Non dovrebbe però dimenticare che un’autorità spirituale si colloca in una dimensione universale che ben poco ha a che fare con i dilemmi concreti affrontati da uno Stato.

Si considerino a mo’ di esempio due casi eclatanti, l’Italia e la Grecia. Entrambi i Paesi devono affrontare l’emergenza di sbarchi continui che, spesso, finiscono in tragedia. A me pare chiaro che Roma e Atene non possono accogliere tutti – ma proprio tutti – i migranti.

In primo luogo perché non hanno la capacità di assorbire e di integrare un numero così enorme di persone. Si tratta, in entrambi i casi, di Paesi con gravi difficoltà economiche (anche se quelle greche sono maggiori delle nostre). Dunque affermare che bisogna accoglierli tutti è solo mera demagogia.

In secondo luogo dovrebbe ormai essere chiaro che il flusso dei migranti pone problemi di ordine pubblico, e se ne sono finalmente accorti anche francesi e britannici a causa della tensione ormai endemica all’Eurotunnel. Non tutti i migranti, inoltre, sono uguali.

C’è chi scappa per motivi seri, chi in cerca di una fortuna che non si vede come l’Europa possa assicurare, e chi con l’intento di infiltrarsi nelle nazioni europee per rafforzarvi la già forte rete collegata al fondamentalismo. Che senso ha, allora, gridare che abbiamo in pratica l’obbligo di accoglierli tutti?

Forse sarebbe meglio rammentare al Papa, il quale già fece scalpore urlando “vergogna!” in occasione di un’ennesima tragedia a Lampedusa, che le esortazioni morali valgono se sono accompagnate dalla consapevolezza dei problemi pratici che uno Stato deve fronteggiare in simili occasioni.

Capisco che non è facile accorgersene stando nel minuscolo Stato del Vaticano, che a tali problemi assiste senza avere molte possibilità d’intervento, se non in maniera mediata tramite la rete delle organizzazioni cattoliche.
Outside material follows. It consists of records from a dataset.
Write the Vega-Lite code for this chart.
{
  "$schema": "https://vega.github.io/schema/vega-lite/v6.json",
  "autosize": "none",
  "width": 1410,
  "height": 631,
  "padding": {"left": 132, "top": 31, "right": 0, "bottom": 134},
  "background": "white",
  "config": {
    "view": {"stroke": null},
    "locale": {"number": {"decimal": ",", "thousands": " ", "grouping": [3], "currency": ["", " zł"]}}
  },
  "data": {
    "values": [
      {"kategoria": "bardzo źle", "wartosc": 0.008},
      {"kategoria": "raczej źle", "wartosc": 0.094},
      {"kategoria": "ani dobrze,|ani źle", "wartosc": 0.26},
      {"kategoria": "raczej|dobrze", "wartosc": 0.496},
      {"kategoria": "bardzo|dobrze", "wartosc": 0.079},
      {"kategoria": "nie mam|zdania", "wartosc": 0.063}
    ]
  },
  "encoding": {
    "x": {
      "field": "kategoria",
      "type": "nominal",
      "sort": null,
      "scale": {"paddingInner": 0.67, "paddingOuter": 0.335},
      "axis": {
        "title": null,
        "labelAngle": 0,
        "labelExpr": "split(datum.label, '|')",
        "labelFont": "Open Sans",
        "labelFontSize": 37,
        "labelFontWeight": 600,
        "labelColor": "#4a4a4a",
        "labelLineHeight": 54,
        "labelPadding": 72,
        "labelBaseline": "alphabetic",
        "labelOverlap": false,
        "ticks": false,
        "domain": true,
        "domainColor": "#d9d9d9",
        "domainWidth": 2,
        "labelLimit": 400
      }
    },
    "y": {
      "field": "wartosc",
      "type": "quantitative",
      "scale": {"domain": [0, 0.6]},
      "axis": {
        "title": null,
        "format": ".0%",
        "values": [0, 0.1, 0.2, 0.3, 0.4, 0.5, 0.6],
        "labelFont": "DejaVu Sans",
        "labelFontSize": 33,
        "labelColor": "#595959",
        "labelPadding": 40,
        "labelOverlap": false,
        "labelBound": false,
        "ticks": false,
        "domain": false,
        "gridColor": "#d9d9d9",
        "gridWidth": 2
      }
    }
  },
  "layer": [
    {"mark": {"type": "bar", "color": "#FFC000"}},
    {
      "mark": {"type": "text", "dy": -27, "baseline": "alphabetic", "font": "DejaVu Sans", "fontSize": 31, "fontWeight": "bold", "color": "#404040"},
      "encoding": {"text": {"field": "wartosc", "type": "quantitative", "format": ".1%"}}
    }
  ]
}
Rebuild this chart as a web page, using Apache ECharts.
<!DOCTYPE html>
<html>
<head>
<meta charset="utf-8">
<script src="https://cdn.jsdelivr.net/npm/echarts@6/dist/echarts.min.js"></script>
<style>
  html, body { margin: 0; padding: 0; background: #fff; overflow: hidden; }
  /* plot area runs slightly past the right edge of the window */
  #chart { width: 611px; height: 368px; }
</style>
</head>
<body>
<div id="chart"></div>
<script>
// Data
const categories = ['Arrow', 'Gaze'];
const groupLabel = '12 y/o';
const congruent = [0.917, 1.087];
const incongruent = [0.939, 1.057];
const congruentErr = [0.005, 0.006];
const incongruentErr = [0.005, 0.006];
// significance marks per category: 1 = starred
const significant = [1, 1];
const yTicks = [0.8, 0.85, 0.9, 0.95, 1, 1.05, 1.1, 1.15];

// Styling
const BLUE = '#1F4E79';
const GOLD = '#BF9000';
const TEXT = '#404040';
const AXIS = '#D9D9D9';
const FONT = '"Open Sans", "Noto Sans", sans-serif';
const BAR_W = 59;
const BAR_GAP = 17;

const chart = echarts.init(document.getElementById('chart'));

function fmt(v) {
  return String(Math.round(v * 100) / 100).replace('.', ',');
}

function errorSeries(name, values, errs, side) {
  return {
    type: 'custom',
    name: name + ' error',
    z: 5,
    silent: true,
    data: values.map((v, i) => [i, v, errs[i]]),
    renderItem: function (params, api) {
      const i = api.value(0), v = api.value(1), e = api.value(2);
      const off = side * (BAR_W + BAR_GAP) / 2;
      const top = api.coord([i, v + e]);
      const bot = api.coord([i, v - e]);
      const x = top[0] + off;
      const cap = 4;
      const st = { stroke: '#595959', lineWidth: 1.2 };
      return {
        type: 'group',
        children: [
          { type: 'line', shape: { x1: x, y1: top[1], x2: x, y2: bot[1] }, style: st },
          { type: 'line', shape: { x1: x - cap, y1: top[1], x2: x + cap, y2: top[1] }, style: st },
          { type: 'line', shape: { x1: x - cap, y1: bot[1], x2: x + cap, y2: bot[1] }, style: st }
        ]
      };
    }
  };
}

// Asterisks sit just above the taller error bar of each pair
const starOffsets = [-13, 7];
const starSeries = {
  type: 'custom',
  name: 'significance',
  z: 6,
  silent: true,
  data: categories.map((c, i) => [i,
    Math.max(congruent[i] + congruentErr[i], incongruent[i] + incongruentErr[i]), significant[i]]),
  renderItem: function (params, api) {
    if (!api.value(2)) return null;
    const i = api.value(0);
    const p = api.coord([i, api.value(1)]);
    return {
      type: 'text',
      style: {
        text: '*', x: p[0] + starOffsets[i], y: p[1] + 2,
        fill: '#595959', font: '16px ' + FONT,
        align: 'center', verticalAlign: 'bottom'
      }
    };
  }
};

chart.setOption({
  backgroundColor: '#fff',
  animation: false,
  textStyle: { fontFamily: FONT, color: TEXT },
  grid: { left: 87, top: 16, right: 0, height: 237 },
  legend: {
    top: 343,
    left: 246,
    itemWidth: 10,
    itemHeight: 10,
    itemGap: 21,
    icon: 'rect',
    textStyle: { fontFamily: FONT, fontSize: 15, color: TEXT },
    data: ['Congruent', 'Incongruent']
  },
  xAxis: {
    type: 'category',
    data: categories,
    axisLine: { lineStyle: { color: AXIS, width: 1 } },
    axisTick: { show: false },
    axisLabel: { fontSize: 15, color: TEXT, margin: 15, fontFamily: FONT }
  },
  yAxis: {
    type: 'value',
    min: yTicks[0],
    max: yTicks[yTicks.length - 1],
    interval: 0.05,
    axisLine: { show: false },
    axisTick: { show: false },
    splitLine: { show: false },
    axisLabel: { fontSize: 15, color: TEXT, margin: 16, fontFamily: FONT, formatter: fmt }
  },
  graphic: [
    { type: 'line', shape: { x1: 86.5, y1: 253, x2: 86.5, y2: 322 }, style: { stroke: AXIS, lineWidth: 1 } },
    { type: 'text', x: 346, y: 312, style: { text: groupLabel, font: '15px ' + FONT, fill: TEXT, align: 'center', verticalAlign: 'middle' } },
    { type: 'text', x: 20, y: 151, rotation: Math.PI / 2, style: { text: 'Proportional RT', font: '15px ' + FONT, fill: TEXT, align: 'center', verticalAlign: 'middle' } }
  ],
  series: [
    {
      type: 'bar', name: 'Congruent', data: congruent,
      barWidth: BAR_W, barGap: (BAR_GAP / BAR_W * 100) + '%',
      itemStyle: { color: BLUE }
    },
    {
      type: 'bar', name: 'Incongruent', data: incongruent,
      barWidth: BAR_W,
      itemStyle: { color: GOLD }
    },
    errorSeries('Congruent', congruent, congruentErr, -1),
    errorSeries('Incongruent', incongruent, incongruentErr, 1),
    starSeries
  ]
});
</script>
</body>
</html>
Papa Bergoglio dovrebbe però comprendere le difficoltà enormi cui nazioni in crisi come Italia e Grecia devono far fronte a causa di una migrazione che ha assunto dimensioni gigantesche.

Non si fa la guerra respingendo i profughi, o almeno una parte di essi. Si rischia invece di incoraggiarla se non si comprende che la questione va affrontata negli stessi Paesi all’origine del flusso migratorio. E gli strumenti ci sono: basta un po’ di capacità decisionale e di consenso in ambito internazionale.

Com’è noto le parole, a volte, sono pietre. Quelle pronunciate da Francesco possono anche affascinare e ingannare gli ingenui, ma non aiutano a trovare soluzioni. E di quest’ultime abbiamo bisogno, non di proclami generici che peggiorano la situazione.